Scottish Trades Union Congress 2023
The half dozen templated motions on Ukraine submitted to this year’s STUC congress, (17th-19th April, Dundee) have been amalgamated into a single composite , to be discussed on the Wednesday morning of the congress.
Masquerading as pseudo-pacifist ‘peace proposals’, the composite is riddled with factual inaccuracies, political misrepresentations and empty phrase-mongering.
Putin’s 2022 invasion was a continuation of the Russian imperialist oppression of Ukraine dating back to Stalin and to the Tsarist Empire. Denying the right of Ukraine to exist as a state and as a nation, Putin’s war aim was, and is, genocidal.
But there is not a word of this in the composite. Instead, like Putin’s propaganda, the composite blames NATO for the war: “NATO’s expansion into Eastern Europe in the 1990s and 2000s has stoked the Ukraine conflict.”
The composite goes on to invoke the trope of “NATO escalation”: “No to NATO escalation’ … escalation (by NATO) now risks nuclear and widening war in the region.”
But every act of escalation since February of last year has been committed by Russia.
The invasion itself; the sham referendum in Russian-occupied Ukraine; the annexation of further Ukrainian territory into Russia; the mass deportations of Ukrainians, especially children; the Russification of occupied Ukraine; the threats of military aggression against neighbouring countries; the declaration of martial law in Russia; the mass mobilisation of another 300,000 Russian soldiers.
The composite bemoans the fact that “the Tories have committed £2.3 billion in arms to Ukraine during the worst cost-of-living crisis in decades.”
This is the cowards’ version, suitably tailored for a trade union audience, of the demand that Ukraine should not be provided with arms – and thereby left defenceless in the face of Russian genocidal aggression.
Completely ignored is the fact that Western arms supplies to Ukraine, even now, have always been too little, too late – enough to slow down the Russian advance, but not enough to enable Ukraine to win.
The composite calls on the STUC to “support countries such as Turkey which have offered to act as arbiters to secure a cessation of hostilities in Ukraine.”

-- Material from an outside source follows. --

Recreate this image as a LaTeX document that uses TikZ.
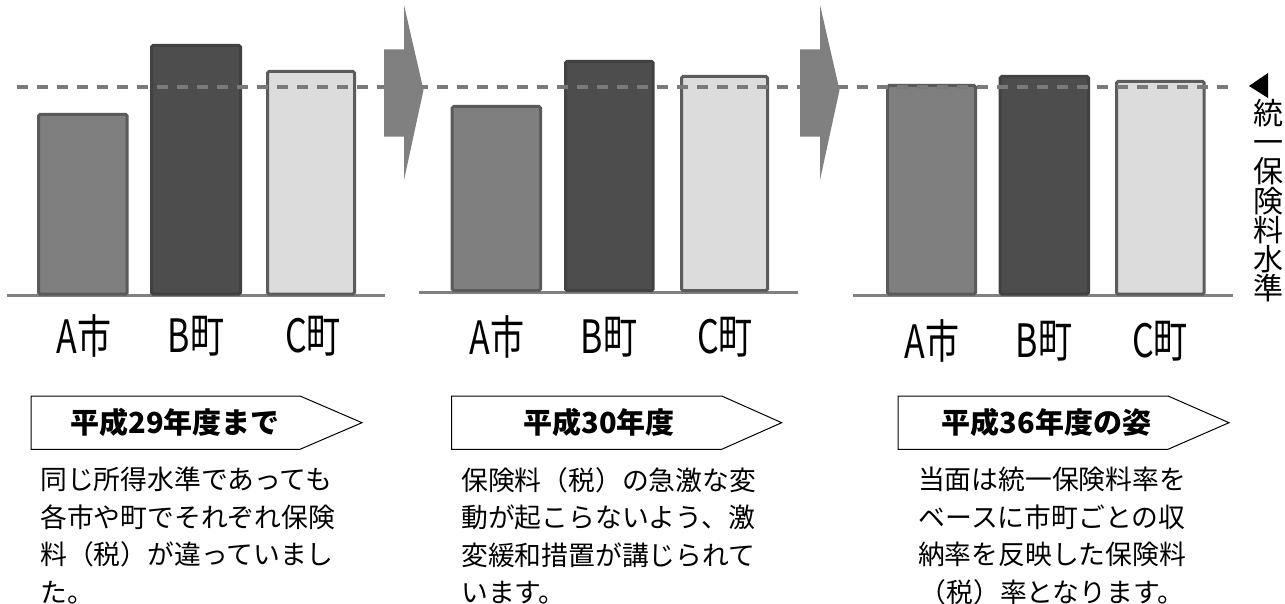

Countless STUC congresses have passed motions condemning Turkey’s authoritarian regime, its invasions of neighbouring countries, and its repression of the Kurds. But now the STUC is being called upon to hail Turkey as the Great Peacemaker!
The composite advocates “a settlement that fully protects and embeds the rights of Ukrainian and Russian speaking communities”. But this merely smuggles in yet another ideological artefact of Putin’s propaganda.
Probably the most absurd of Putin’s ‘justifications’ for his invasion was that it was needed to save Russians in Ukraine from (non-existent) genocide.
The only threat to Ukraine’s Russian population comes from Putin. Victory for the latter would mean the destruction of political parties and free trade unions, and the export of Russian police-state authoritarianism.
That is why Ukraine’s Russophones and ethnic Russians are solid in their support for Ukraine’s war against Russian aggression.
A passing ritualistic reference to “solidarity with ordinary Ukrainians” contained in two of the original six motions has been incorporated into the composite.
The expression “ordinary Ukrainians” is presumably intended to allow speakers backing the composite to draw a distinction between “ordinary Ukrainians” and the Nazis who have supposedly run riot in Ukraine since 2014.
But the myths of “the Maidan Nazi coup” and “Ukro-nazism” are staples of Russian propaganda. Those who use the same rhetoric should recognise the political agenda which they thereby serve.
More importantly, what does solidarity with Ukraine and its people actually mean?
The overwhelming majority of Ukrainians are against any territorial concessions to Russia (which would only encourage Putin to come back for more), see no point in negotiations (with a pathological liar like Putin), and want more weapons to defend their territory and their nation (because they know that their very existence as a state and as a people is under threat).
Again, all this is absent from the composite; It professes ‘solidarity’ with “ordinary Ukrainians” – but denies them the solidarity which they are demanding.
The composite concludes by urging trade union bodies to affiliate to the Stop the war Coalition (STW), a rump organisation, incapable of mobilising more than a couple of thousand people for its national demonstrations.
It has no links with Ukrainian trade unions. It has not raised a penny of material support for Ukrainian trade unions. It has never organised a solidarity delegation to Ukraine. And it has not supported a single protest organised by Ukrainian communities in Britain.
Prior to the 2022 invasion STW blithely dismissed warnings that an invasion was imminent as Tory and NATO scaremongering and warmongering.
It has not given a platform to Ukrainian trade unionists. But it has given a platform to the sham Ukrainian Pacifist Movement. Delegates should be absolutely clear: In advocating support for STW the composite is calling on the STUC to turn its back, quite literally, on Ukraine and on Ukrainian communities in Britain.
The choice before congress delegates is straightforward: Solidarity with Ukraine – or supporting a composite which denies Ukrainians the solidarity which they have a right to expect from the international trade union movement.